JERUSALEM/BEIRUT (Reuters) – The Israeli military said it intercepted an "aerial target" that crossed from Lebanon on Thursday, in an incident that jolted the calm prevailing at the frontier since the Palestinian group Hamas and Israel agreed a temporary truce.
Reuters witnesses heard blasts along the southeastern Lebanese frontier.
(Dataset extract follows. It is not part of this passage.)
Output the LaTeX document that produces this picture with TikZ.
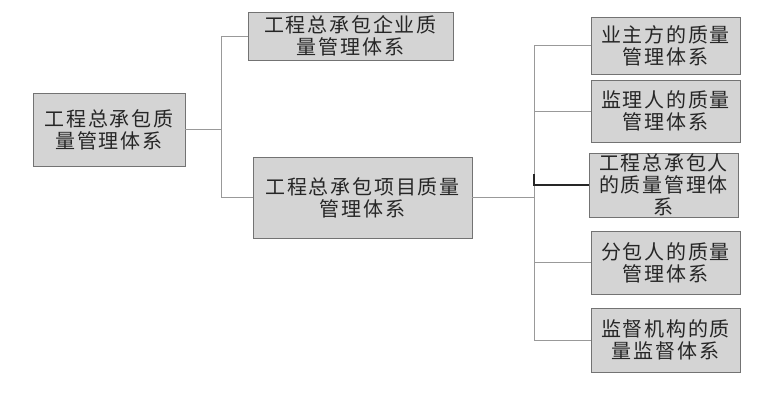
\documentclass[tikz,border=0pt]{standalone}
\usepackage{fontspec}
\newfontfamily\cjk[LetterSpace=9]{Noto Sans CJK SC}
\begin{document}
\begin{tikzpicture}[x=1pt,y=-1pt,
  box/.style={draw=black!55,fill=black!17,line width=0.9pt,inner sep=0pt,
    align=center,font=\cjk\fontsize{20}{22}\selectfont,text=black!85},
  conn/.style={draw=black!40,line width=0.9pt},
  darkconn/.style={draw=black!85,line width=1.1pt}]
\useasboundingbox[fill=white] (0,0) rectangle (763,401);
\node[box,minimum width=152pt,minimum height=73pt] (root) at (109,129.5) {工程总承包质\\量管理体系};
\node[box,minimum width=205pt,minimum height=48pt] (a) at (350.5,36) {工程总承包企业质\\量管理体系};
\node[box,minimum width=219pt,minimum height=81pt] (b) at (362.5,197.5) {工程总承包项目质量\\管理体系};
\node[box,minimum width=149pt,minimum height=57pt] (r1) at (665.5,45.5) {业主方的质量\\管理体系};
\node[box,minimum width=149pt,minimum height=62pt] (r2) at (665.5,111) {监理人的质量\\管理体系};
\node[box,minimum width=149pt,minimum height=64pt] (r3) at (663.5,185) {工程总承包人\\的质量管理体\\系};
\node[box,minimum width=149pt,minimum height=63pt] (r4) at (665.5,262.5) {分包人的质量\\管理体系};
\node[box,minimum width=149pt,minimum height=64pt] (r5) at (665.5,340) {监督机构的质\\量监督体系};
\coordinate (j1) at (221,129.5);
\coordinate (j2) at (534,197.5);
\coordinate (k3) at (534,174);
\draw[conn] (root.east) -- (j1);
\draw[conn] (j1) |- (a.west);
\draw[conn] (j1) |- (b.west);
\draw[conn] (b.east) -- (j2);
\draw[conn] (j2) |- (r1.west);
\draw[conn] (j2) |- (r2.west);
\draw[conn] (j2) |- (r4.west);
\draw[conn] (j2) |- (r5.west);
\draw[darkconn] (k3) |- (r3.west);
\end{tikzpicture}
\end{document}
There were no immediate claims of responsibility for any attacks from Lebanon.
Israel and the Iran-backed Lebanese group Hezbollah, a Hamas ally, had been trading fire across the border for weeks following the eruption of the Hamas-Israel war on Oct 7, in the worst Israel-Hezbollah fighting since a 2006 war.
Other groups, including Hamas and the Palestinian group Islamic Jihad, also launched attacks from Lebanon against Israel during the conflict.
The Israeli army said on Thursday it had "successfully intercepted a suspicious aerial target that crossed from Lebanon into Israeli territory".
A spokesperson for the UN peacekeeping force in Lebanon (UNIFIL) told Reuters a launch was detected from Lebanon towards Israel, followed by Israeli retaliation.
At about 5 pm (1500 GMT) local time, shells landed in the vicinity of Marwahin, a village in south Lebanon on the border with Israel, according to a UNIFIL spokesperson. The shells landed a few hundred metres from a UNIFIL base and there was no damage to the base, he said.
The Israeli army did not immediately respond to a comment request.
Israel and Hamas struck a last-minute agreement on Thursday to extend their ceasefire for a seventh day, and Washington said it hoped the truce could be extended further to free more hostages and let aid reach Gaza.